Is mysql index is dependant the selected columns?.
Yes, absolutely.
For example:
MySQL cannot use the index to perform lookups if the columns do not form a leftmost
prefix of the index. Suppose that you have the SELECT statements shown here:
SELECT * FROM tbl_name WHERE col1=val1;
SELECT * FROM tbl_name WHERE col1=val1 AND col2=val2;
SELECT * FROM tbl_name WHERE col2=val2;
SELECT * FROM tbl_name WHERE col2=val2 AND col3=val3;
If an index exists on (col1, col2, col3), only the first two queries use the index.
The third and fourth queries do involve indexed columns, but (col2) and (col2, col3)
are not leftmost prefixes of (col1, col2, col3).

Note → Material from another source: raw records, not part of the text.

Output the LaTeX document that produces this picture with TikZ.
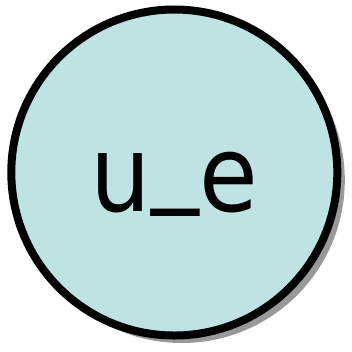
\documentclass[tikz,border=0pt]{standalone}
\usepackage{xcolor}
\usepackage{tikz}
\usepackage{fontspec}
\setmainfont{DejaVu Sans Condensed}
\usetikzlibrary{shadows}
\definecolor{nodeteal}{HTML}{BFE3E3}
\definecolor{shadowgray}{HTML}{999999}

\begin{document}
\begin{tikzpicture}[
    x=1pt, y=1pt,
    statenode/.style={circle, draw=black, line width=8pt, fill=nodeteal,
        minimum size=326pt, inner sep=0pt,
        text height=95pt, text depth=18pt,
        font=\fontsize{106}{110}\selectfont,
        drop shadow={shadow xshift=7.5pt, shadow yshift=-7.5pt, fill=shadowgray, opacity=1}},
]
    \useasboundingbox (0, 0) rectangle (352, -351);

    % the single variable node
    \node[statenode] (ue) at (174.3, -172.5) {u\raisebox{20pt}{\_}e};
\end{tikzpicture}
\end{document}
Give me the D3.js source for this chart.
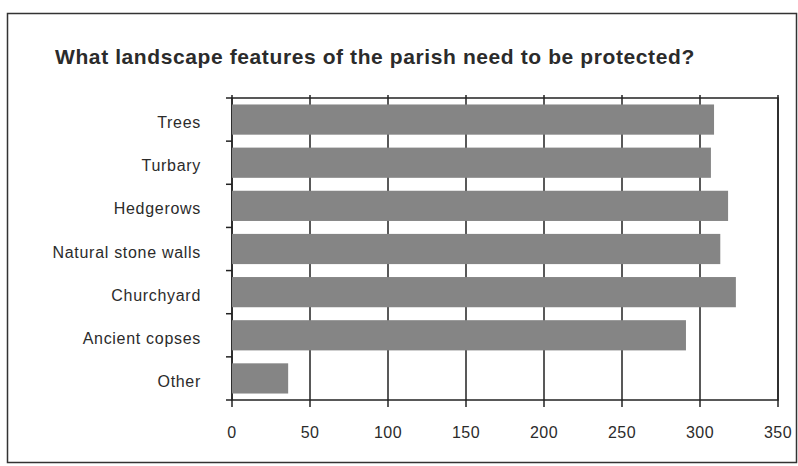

Have a read through the extensive documentation.
for mysql query , the answer is yes, but not all
the query:
explain select * from IndexTest where ID < 5;
use the table cluster index if you use innodb, its table's primary key, so it use primary for query
the second query:
select CREATED_TIME from IndexTest where CREATED_TIME >
UNIX_TIMESTAMP(CURRENT_DATE())*1000;
this one is just fetch the index column that mysql does not need to fetch data from table but just index, so your explain result got "Using Index"
the query:
select count(distinct(PID)) from IndexTest where CREATED_TIME >
UNIX_TIMESTAMP(CURRENT_DATE())*1000;
it look like this
select PID from IndexTest where
CREATE_TIME>UNIX_TIMESTAMP(CURRENT_DATE())*1000 group by PID
mysql can use index to fetch data from database also, but mysql thinks this query it no need to use index to fetch data, because of the where condition filter, mysql thinks that use index fetch data is more expensive than scan all table, you can use force index also
the same reason for your last query
hopp this answer can help you
indexing helps speed the search for that particular column and associated data rather than the table data. So you have to include the indexed column to speed up select.